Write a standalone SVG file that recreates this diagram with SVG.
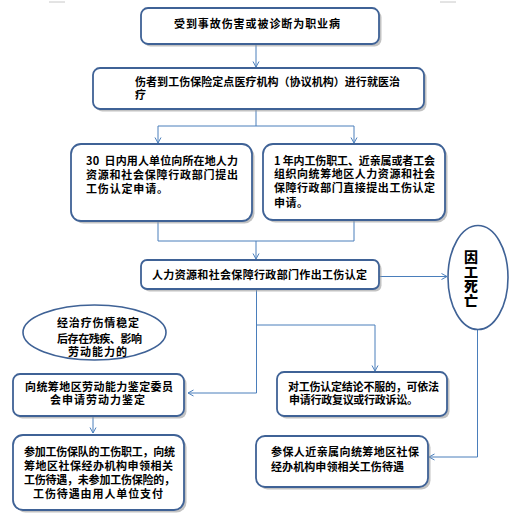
<svg xmlns="http://www.w3.org/2000/svg" width="519" height="524" viewBox="0 0 519 524">
<defs>
<marker id="ah" markerUnits="userSpaceOnUse" markerWidth="8" markerHeight="8" refX="6" refY="3.5" orient="auto">
<path d="M0.5,0.5 L6,3.5 L0.5,6.5" fill="none" stroke="#4a7ebb" stroke-width="1"/>
</marker>
</defs>
<style>
.box{fill:#ffffff;stroke:#3f6296;stroke-width:1.8}
.sh{fill:#9a9a9a;opacity:0.6}
.ell{fill:#ffffff;stroke:#3f6296;stroke-width:1.6}
.t{font-family:"Noto Sans CJK SC","Liberation Sans",sans-serif;font-size:11px;font-weight:bold;fill:#000000}
.v{font-family:"Noto Sans CJK SC","Liberation Sans",sans-serif;font-size:14px;font-weight:900;fill:#000000;writing-mode:vertical-rl;letter-spacing:0.4px}
.c{stroke:#4a7ebb;stroke-width:1;fill:none}
.m{stroke:#c8c8c8;stroke-width:1}
</style>
<rect width="519" height="524" fill="#ffffff"/>
<line class="m" x1="49" y1="2" x2="65" y2="2"/>
<line class="m" x1="440" y1="2" x2="456" y2="2"/>

<g id="connectors">
<path class="c" d="M256,44 V67" marker-end="url(#ah)"/>
<path class="c" d="M256,109 V126 M158,126 H354"/>
<path class="c" d="M158,126 V143" marker-end="url(#ah)"/>
<path class="c" d="M354,126 V143" marker-end="url(#ah)"/>
<path class="c" d="M158,221 V241 H354 V220"/>
<path class="c" d="M256,241 V259" marker-end="url(#ah)"/>
<path class="c" d="M379,276.5 H447" marker-end="url(#ah)"/>
<path class="c" d="M256.5,290 V393 H188" marker-end="url(#ah)"/>
<path class="c" d="M256.5,325 H375 V371" marker-end="url(#ah)"/>
<path class="c" d="M477.5,330 V457 H429" marker-end="url(#ah)"/>
<path class="c" d="M93,416 V433" marker-end="url(#ah)"/>
</g>

<g id="n1">
<rect class="sh" x="143.5" y="10.5" width="238" height="36" rx="7"/>
<rect class="box" x="141" y="8" width="238" height="36" rx="7"/>
<text class="t" x="174" y="27.5" textLength="166" lengthAdjust="spacing">受到事故伤害或被诊断为职业病</text>
</g>

<g id="n2">
<rect class="sh" x="95.5" y="70.5" width="331" height="41" rx="7"/>
<rect class="box" x="93" y="68" width="331" height="41" rx="7"/>
<text class="t"><tspan x="135" y="85.5" textLength="265" lengthAdjust="spacing">伤者到工伤保险定点医疗机构（协议机构）进行就医治</tspan><tspan x="135" y="98.5">疗</tspan></text>
</g>

<g id="n3">
<rect class="sh" x="73.5" y="146.5" width="181" height="77" rx="10"/>
<rect class="box" x="71" y="144" width="181" height="77" rx="10"/>
<text class="t"><tspan x="86" y="165" textLength="152" lengthAdjust="spacing">30&#160;&#160;日内用人单位向所在地人力</tspan><tspan x="86" y="179" textLength="152" lengthAdjust="spacing">资源和社会保障行政部门提出</tspan><tspan x="86" y="193" textLength="82" lengthAdjust="spacing">工伤认定申请。</tspan></text>
</g>

<g id="n4">
<rect class="sh" x="265.5" y="146.5" width="182" height="76" rx="10"/>
<rect class="box" x="263" y="144" width="182" height="76" rx="10"/>
<text class="t"><tspan x="274" y="164.5" textLength="161" lengthAdjust="spacing">1 年内工伤职工、近亲属或者工会</tspan><tspan x="274" y="178" textLength="161" lengthAdjust="spacing">组织向统筹地区人力资源和社会</tspan><tspan x="274" y="192" textLength="161" lengthAdjust="spacing">保障行政部门直接提出工伤认定</tspan><tspan x="274" y="206.5" textLength="34" lengthAdjust="spacing">申请。</tspan></text>
</g>

<g id="n5">
<rect class="sh" x="143.5" y="262.5" width="238" height="29" rx="6"/>
<rect class="box" x="141" y="260" width="238" height="29" rx="6"/>
<text class="t" x="152" y="279" textLength="215" lengthAdjust="spacing">人力资源和社会保障行政部门作出工伤认定</text>
</g>

<g id="n6">
<ellipse class="ell" cx="478" cy="277.5" rx="30" ry="52"/>
<text class="v" x="471" y="250">因工死亡</text>
</g>

<g id="n7">
<ellipse class="ell" cx="94.5" cy="332.5" rx="71.5" ry="27.5"/>
<text class="t"><tspan x="57" y="327" textLength="82" lengthAdjust="spacing">经治疗伤情稳定</tspan><tspan x="57" y="342.5" textLength="85" lengthAdjust="spacing">后存在残疾、影响</tspan><tspan x="68" y="356" textLength="59" lengthAdjust="spacing">劳动能力的</tspan></text>
</g>

<g id="n8">
<rect class="sh" x="15.5" y="376.5" width="171" height="42" rx="7"/>
<rect class="box" x="13" y="374" width="171" height="42" rx="7"/>
<text class="t"><tspan x="25" y="391" textLength="148" lengthAdjust="spacing">向统筹地区劳动能力鉴定委员</tspan><tspan x="50" y="404" textLength="95" lengthAdjust="spacing">会申请劳动力鉴定</tspan></text>
</g>

<g id="n9">
<rect class="sh" x="15.5" y="437.5" width="171" height="75" rx="10"/>
<rect class="box" x="13" y="435" width="171" height="75" rx="10"/>
<text class="t"><tspan x="24" y="456" textLength="151" lengthAdjust="spacing">参加工伤保队的工伤职工，向统</tspan><tspan x="24" y="470" textLength="149" lengthAdjust="spacing">筹地区社保经办机构申领相关</tspan><tspan x="24" y="484" textLength="151" lengthAdjust="spacing">工伤待遇，未参加工伤保险的，</tspan><tspan x="33" y="497.5" textLength="130" lengthAdjust="spacing">工伤待遇由用人单位支付</tspan></text>
</g>

<g id="n10">
<rect class="sh" x="279.5" y="374.5" width="170" height="44" rx="7"/>
<rect class="box" x="277" y="372" width="170" height="44" rx="7"/>
<text class="t"><tspan x="288" y="391" textLength="151" lengthAdjust="spacing">对工伤认定结论不服的，可依法</tspan><tspan x="289" y="404" textLength="129" lengthAdjust="spacing">申请行政复议或行政诉讼。</tspan></text>
</g>

<g id="n11">
<rect class="sh" x="258.5" y="438.5" width="172" height="51" rx="9"/>
<rect class="box" x="256" y="436" width="172" height="51" rx="9"/>
<text class="t"><tspan x="271" y="456" textLength="148" lengthAdjust="spacing">参保人近亲属向统筹地区社保</tspan><tspan x="271" y="471" textLength="133" lengthAdjust="spacing">经办机构申领相关工伤待遇</tspan></text>
</g>
</svg>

○ ○ ○ ○ ○ ○ ○

Except for the pictures, copy the material above exactly.

[Exercise response]
Write a standalone SVG file that recreates this diagram with SVG.
<svg xmlns="http://www.w3.org/2000/svg" width="519" height="524" viewBox="0 0 519 524">
<defs>
<marker id="ah" markerUnits="userSpaceOnUse" markerWidth="8" markerHeight="8" refX="6" refY="3.5" orient="auto">
<path d="M0.5,0.5 L6,3.5 L0.5,6.5" fill="none" stroke="#4a7ebb" stroke-width="1"/>
</marker>
</defs>
<style>
.box{fill:#ffffff;stroke:#3f6296;stroke-width:1.8}
.sh{fill:#9a9a9a;opacity:0.6}
.ell{fill:#ffffff;stroke:#3f6296;stroke-width:1.6}
.t{font-family:"Noto Sans CJK SC","Liberation Sans",sans-serif;font-size:11px;font-weight:bold;fill:#000000}
.v{font-family:"Noto Sans CJK SC","Liberation Sans",sans-serif;font-size:14px;font-weight:900;fill:#000000;writing-mode:vertical-rl;letter-spacing:0.4px}
.c{stroke:#4a7ebb;stroke-width:1;fill:none}
.m{stroke:#c8c8c8;stroke-width:1}
</style>
<rect width="519" height="524" fill="#ffffff"/>
<line class="m" x1="49" y1="2" x2="65" y2="2"/>
<line class="m" x1="440" y1="2" x2="456" y2="2"/>

<g id="connectors">
<path class="c" d="M256,44 V67" marker-end="url(#ah)"/>
<path class="c" d="M256,109 V126 M158,126 H354"/>
<path class="c" d="M158,126 V143" marker-end="url(#ah)"/>
<path class="c" d="M354,126 V143" marker-end="url(#ah)"/>
<path class="c" d="M158,221 V241 H354 V220"/>
<path class="c" d="M256,241 V259" marker-end="url(#ah)"/>
<path class="c" d="M379,276.5 H447" marker-end="url(#ah)"/>
<path class="c" d="M256.5,290 V393 H188" marker-end="url(#ah)"/>
<path class="c" d="M256.5,325 H375 V371" marker-end="url(#ah)"/>
<path class="c" d="M477.5,330 V457 H429" marker-end="url(#ah)"/>
<path class="c" d="M93,416 V433" marker-end="url(#ah)"/>
</g>

<g id="n1">
<rect class="sh" x="143.5" y="10.5" width="238" height="36" rx="7"/>
<rect class="box" x="141" y="8" width="238" height="36" rx="7"/>
<text class="t" x="174" y="27.5" textLength="166" lengthAdjust="spacing">受到事故伤害或被诊断为职业病</text>
</g>

<g id="n2">
<rect class="sh" x="95.5" y="70.5" width="331" height="41" rx="7"/>
<rect class="box" x="93" y="68" width="331" height="41" rx="7"/>
<text class="t"><tspan x="135" y="85.5" textLength="265" lengthAdjust="spacing">伤者到工伤保险定点医疗机构（协议机构）进行就医治</tspan><tspan x="135" y="98.5">疗</tspan></text>
</g>

<g id="n3">
<rect class="sh" x="73.5" y="146.5" width="181" height="77" rx="10"/>
<rect class="box" x="71" y="144" width="181" height="77" rx="10"/>
<text class="t"><tspan x="86" y="165" textLength="152" lengthAdjust="spacing">30&#160;&#160;日内用人单位向所在地人力</tspan><tspan x="86" y="179" textLength="152" lengthAdjust="spacing">资源和社会保障行政部门提出</tspan><tspan x="86" y="193" textLength="82" lengthAdjust="spacing">工伤认定申请。</tspan></text>
</g>

<g id="n4">
<rect class="sh" x="265.5" y="146.5" width="182" height="76" rx="10"/>
<rect class="box" x="263" y="144" width="182" height="76" rx="10"/>
<text class="t"><tspan x="274" y="164.5" textLength="161" lengthAdjust="spacing">1 年内工伤职工、近亲属或者工会</tspan><tspan x="274" y="178" textLength="161" lengthAdjust="spacing">组织向统筹地区人力资源和社会</tspan><tspan x="274" y="192" textLength="161" lengthAdjust="spacing">保障行政部门直接提出工伤认定</tspan><tspan x="274" y="206.5" textLength="34" lengthAdjust="spacing">申请。</tspan></text>
</g>

<g id="n5">
<rect class="sh" x="143.5" y="262.5" width="238" height="29" rx="6"/>
<rect class="box" x="141" y="260" width="238" height="29" rx="6"/>
<text class="t" x="152" y="279" textLength="215" lengthAdjust="spacing">人力资源和社会保障行政部门作出工伤认定</text>
</g>

<g id="n6">
<ellipse class="ell" cx="478" cy="277.5" rx="30" ry="52"/>
<text class="v" x="471" y="250">因工死亡</text>
</g>

<g id="n7">
<ellipse class="ell" cx="94.5" cy="332.5" rx="71.5" ry="27.5"/>
<text class="t"><tspan x="57" y="327" textLength="82" lengthAdjust="spacing">经治疗伤情稳定</tspan><tspan x="57" y="342.5" textLength="85" lengthAdjust="spacing">后存在残疾、影响</tspan><tspan x="68" y="356" textLength="59" lengthAdjust="spacing">劳动能力的</tspan></text>
</g>

<g id="n8">
<rect class="sh" x="15.5" y="376.5" width="171" height="42" rx="7"/>
<rect class="box" x="13" y="374" width="171" height="42" rx="7"/>
<text class="t"><tspan x="25" y="391" textLength="148" lengthAdjust="spacing">向统筹地区劳动能力鉴定委员</tspan><tspan x="50" y="404" textLength="95" lengthAdjust="spacing">会申请劳动力鉴定</tspan></text>
</g>

<g id="n9">
<rect class="sh" x="15.5" y="437.5" width="171" height="75" rx="10"/>
<rect class="box" x="13" y="435" width="171" height="75" rx="10"/>
<text class="t"><tspan x="24" y="456" textLength="151" lengthAdjust="spacing">参加工伤保队的工伤职工，向统</tspan><tspan x="24" y="470" textLength="149" lengthAdjust="spacing">筹地区社保经办机构申领相关</tspan><tspan x="24" y="484" textLength="151" lengthAdjust="spacing">工伤待遇，未参加工伤保险的，</tspan><tspan x="33" y="497.5" textLength="130" lengthAdjust="spacing">工伤待遇由用人单位支付</tspan></text>
</g>

<g id="n10">
<rect class="sh" x="279.5" y="374.5" width="170" height="44" rx="7"/>
<rect class="box" x="277" y="372" width="170" height="44" rx="7"/>
<text class="t"><tspan x="288" y="391" textLength="151" lengthAdjust="spacing">对工伤认定结论不服的，可依法</tspan><tspan x="289" y="404" textLength="129" lengthAdjust="spacing">申请行政复议或行政诉讼。</tspan></text>
</g>

<g id="n11">
<rect class="sh" x="258.5" y="438.5" width="172" height="51" rx="9"/>
<rect class="box" x="256" y="436" width="172" height="51" rx="9"/>
<text class="t"><tspan x="271" y="456" textLength="148" lengthAdjust="spacing">参保人近亲属向统筹地区社保</tspan><tspan x="271" y="471" textLength="133" lengthAdjust="spacing">经办机构申领相关工伤待遇</tspan></text>
</g>
</svg>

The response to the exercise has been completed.